I have already made it clear that I accept that the records of the DEABC are currently held by the DOELG. I equally accept the argument that the records supplied to the Assistant Secretary were supplied to him in his capacity as a member of the Committee. However, the issue under consideration relates to the records held by the Department as a whole rather than records in the possession of that particular individual. Under these circumstances, I do not consider the argument made in relation to records provided in confidence to be relevant in this case.
The argument was also made that access should be refused due to the inherent confidentiality of the records. I do not accept that the records have a special quality of confidentiality attaching to them. Even if I did, I could not accept that they are exempt unless they are covered by a specific exemption in the FOI Act. Accordingly, I must reject this argument.

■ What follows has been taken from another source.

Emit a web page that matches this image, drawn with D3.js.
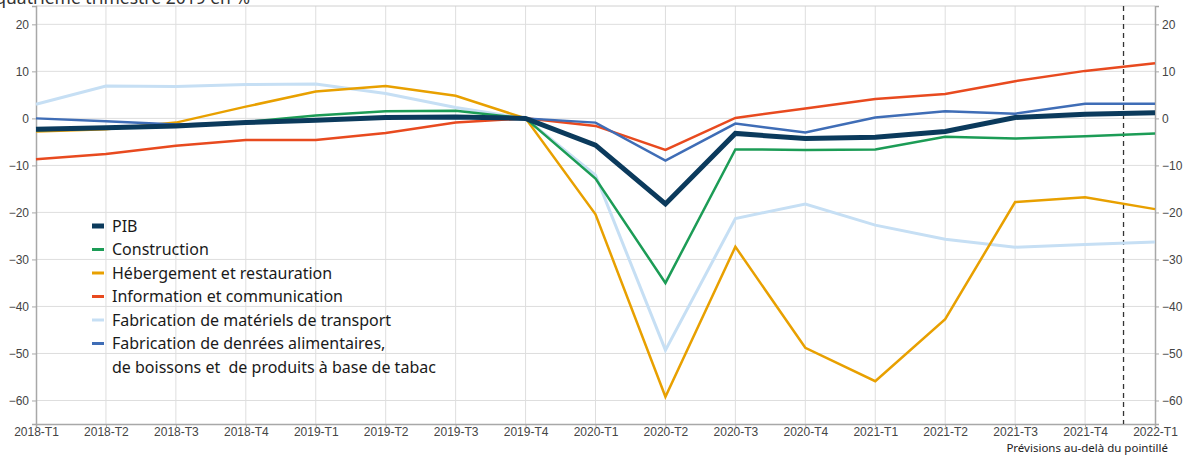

The Department has accepted that there is a very significant public interest factor in favour of release of records which reveal the workings of public bodies and particularly how their decisions are reached but it has argued that the public interest in protecting the integrity of the electoral system is greater. It is not clear to me from the arguments put forward by the Department as to what specific provision of the FOI Act might prohibit release on public interest grounds. However, in any event I am not convinced that release of the records at this stage would cause the harm which the Department contends.
For reasons which I have already outlined, I am satisfied that the decision of the DOELG to refuse access to the records held by the DEABC during its lifetime was correct. I have equally made it clear that I consider that its records are now held by the DOELG and are covered by the FOI Act. I face the dilemma, therefore that if I were to confirm the decision of the DOELG not to release the records sought, I would put Mr Henry in the position of having to submit a new request to the DOELG and to go through the various processes required. This would seem to me to offend against good administrative practice.
I consider it appropriate, following review, to annul the decision of the DOELG and having regard to all the circumstances of this case, and in particular the passage of time which has elapsed since Mr Henry's original application and the fact that the records of the DEABC are now held by the DOELG, to make a new decision which takes cognisance of the current status of the records of the DEABC which are held by the DOELG. I therefore propose to direct the DOELG to release to Mr Henry the records which were the subject of his original application.
Having considered the matter, I accept the contention of the DOELG that, having regard to the manner of its establishment, the DEABC was at the time of Mr Henry's original request, a body which did not fall within the scope of the FOI Act. I also find that the records created by the secretariat to the DEABC were, during the period of the DEABC's existence, under the control of the DEABC and not under the control of the DOELG.
However, I find that the records of the DEABC have come into the possession of, and are now held by, the DOELG. Under these circumstances I annul the decision of the DOELG as notified to Mr Henry on 24 June 1998 and direct that the DOELG grant Mr Henry access to the records which were the subject of his original application.